What this task involves. Repeat the data that follows, word for word, without the images.

━━ Information provided

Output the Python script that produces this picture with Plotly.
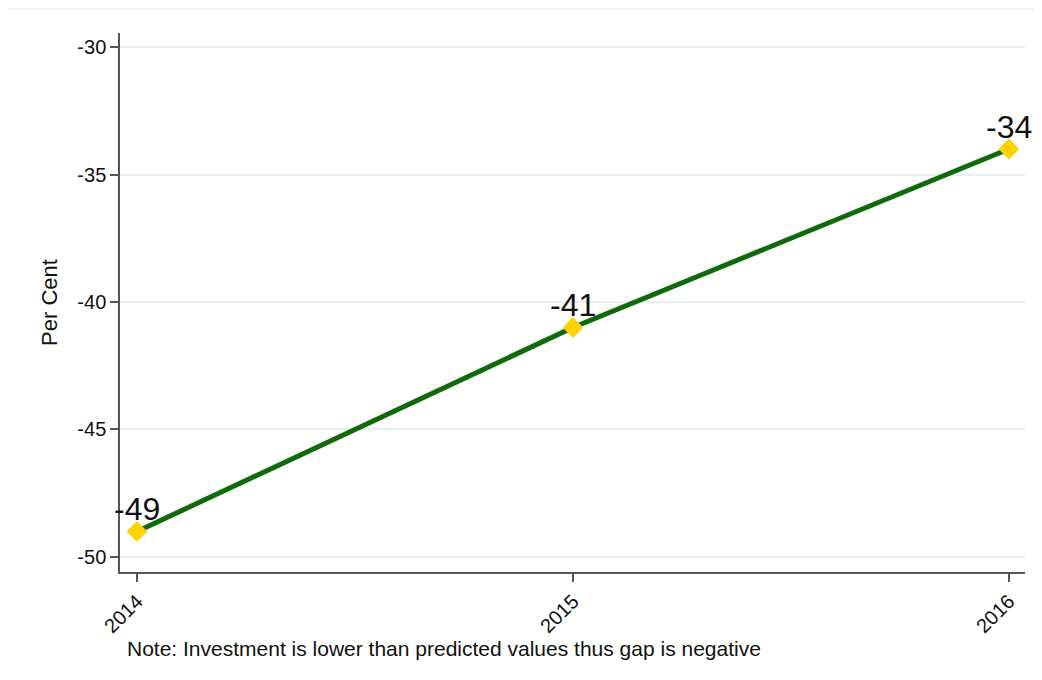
import plotly.graph_objects as go

years = [2014, 2015, 2016]
gap = [-49, -41, -34]
labels = ["-49", "-41", "-34"]
y_ticks = [-50, -45, -40, -35, -30]
x_ticks = [2014, 2015, 2016]
note = "Note: Investment is lower than predicted values thus gap is negative"

OFF = 8  # page body margin
W, H = 1042 - OFF, 680 - OFF
L, R, T, B = 120 - OFF, 17, 33 - OFF, 108
pw = W - L - R
ph = H - T - B

def px_x(p):
    return (p - OFF - L) / pw

def px_y(p):
    return (H - B - (p - OFF)) / ph

fig = go.Figure()
fig.add_trace(go.Scatter(
    x=years, y=gap, mode="lines+markers",
    line=dict(color="#0f6a0a", width=5),
    marker=dict(symbol="diamond", size=16, color="#ffd200", line=dict(width=0)),
    cliponaxis=False, showlegend=False,
))

annotations = [
    dict(text=t, x=xv, y=yv, xref="x", yref="y", showarrow=False,
         xanchor="center", yanchor="bottom", yshift=2,
         font=dict(family="Liberation Sans, Arial", size=32, color="#111111"))
    for xv, yv, t in zip(years, gap, labels)
]
annotations.append(
    dict(text=note, xref="paper", yref="paper", x=px_x(125), y=px_y(648),
         xanchor="left", yanchor="middle", showarrow=False,
         font=dict(size=21, color="#111111"))
)

fig.update_layout(
    width=W, height=H,
    margin=dict(l=L, r=R, t=T, b=B),
    paper_bgcolor="white", plot_bgcolor="white",
    font=dict(family="Liberation Sans, Arial", color="#111111"),
    xaxis=dict(
        range=[2013.961, 2016.037], tickvals=x_ticks, ticktext=[str(v) for v in x_ticks],
        tickangle=-45, ticks="outside", ticklen=8, tickcolor="#555555", tickwidth=1.5,
        showline=True, linecolor="#555555", linewidth=1.5, showgrid=False, zeroline=False,
        tickfont=dict(size=20, color="#111111"),
    ),
    yaxis=dict(
        range=[-50.59, -29.45], tickvals=y_ticks, ticktext=[str(v) for v in y_ticks],
        ticks="outside", ticklen=8, tickcolor="#555555", tickwidth=1.5,
        showline=True, linecolor="#555555", linewidth=1.5,
        showgrid=True, gridcolor="#e6eff1", gridwidth=1.5, zeroline=False,
        tickfont=dict(size=20, color="#111111"),
        title=dict(text="Per Cent", font=dict(size=22, color="#111111"), standoff=14),
    ),
    shapes=[
        dict(type="rect", xref="paper", yref="paper",
             x0=px_x(5), x1=px_x(1070), y0=px_y(700), y1=px_y(8.5),
             line=dict(color="#e8f0f2", width=2)),
    ],
    annotations=annotations,
)

fig.write_html("out.html")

━━━━

Task solution.
Output the Python script that produces this picture with Plotly.
import plotly.graph_objects as go

years = [2014, 2015, 2016]
gap = [-49, -41, -34]
labels = ["-49", "-41", "-34"]
y_ticks = [-50, -45, -40, -35, -30]
x_ticks = [2014, 2015, 2016]
note = "Note: Investment is lower than predicted values thus gap is negative"

OFF = 8  # page body margin
W, H = 1042 - OFF, 680 - OFF
L, R, T, B = 120 - OFF, 17, 33 - OFF, 108
pw = W - L - R
ph = H - T - B

def px_x(p):
    return (p - OFF - L) / pw

def px_y(p):
    return (H - B - (p - OFF)) / ph

fig = go.Figure()
fig.add_trace(go.Scatter(
    x=years, y=gap, mode="lines+markers",
    line=dict(color="#0f6a0a", width=5),
    marker=dict(symbol="diamond", size=16, color="#ffd200", line=dict(width=0)),
    cliponaxis=False, showlegend=False,
))

annotations = [
    dict(text=t, x=xv, y=yv, xref="x", yref="y", showarrow=False,
         xanchor="center", yanchor="bottom", yshift=2,
         font=dict(family="Liberation Sans, Arial", size=32, color="#111111"))
    for xv, yv, t in zip(years, gap, labels)
]
annotations.append(
    dict(text=note, xref="paper", yref="paper", x=px_x(125), y=px_y(648),
         xanchor="left", yanchor="middle", showarrow=False,
         font=dict(size=21, color="#111111"))
)

fig.update_layout(
    width=W, height=H,
    margin=dict(l=L, r=R, t=T, b=B),
    paper_bgcolor="white", plot_bgcolor="white",
    font=dict(family="Liberation Sans, Arial", color="#111111"),
    xaxis=dict(
        range=[2013.961, 2016.037], tickvals=x_ticks, ticktext=[str(v) for v in x_ticks],
        tickangle=-45, ticks="outside", ticklen=8, tickcolor="#555555", tickwidth=1.5,
        showline=True, linecolor="#555555", linewidth=1.5, showgrid=False, zeroline=False,
        tickfont=dict(size=20, color="#111111"),
    ),
    yaxis=dict(
        range=[-50.59, -29.45], tickvals=y_ticks, ticktext=[str(v) for v in y_ticks],
        ticks="outside", ticklen=8, tickcolor="#555555", tickwidth=1.5,
        showline=True, linecolor="#555555", linewidth=1.5,
        showgrid=True, gridcolor="#e6eff1", gridwidth=1.5, zeroline=False,
        tickfont=dict(size=20, color="#111111"),
        title=dict(text="Per Cent", font=dict(size=22, color="#111111"), standoff=14),
    ),
    shapes=[
        dict(type="rect", xref="paper", yref="paper",
             x0=px_x(5), x1=px_x(1070), y0=px_y(700), y1=px_y(8.5),
             line=dict(color="#e8f0f2", width=2)),
    ],
    annotations=annotations,
)

fig.write_html("out.html")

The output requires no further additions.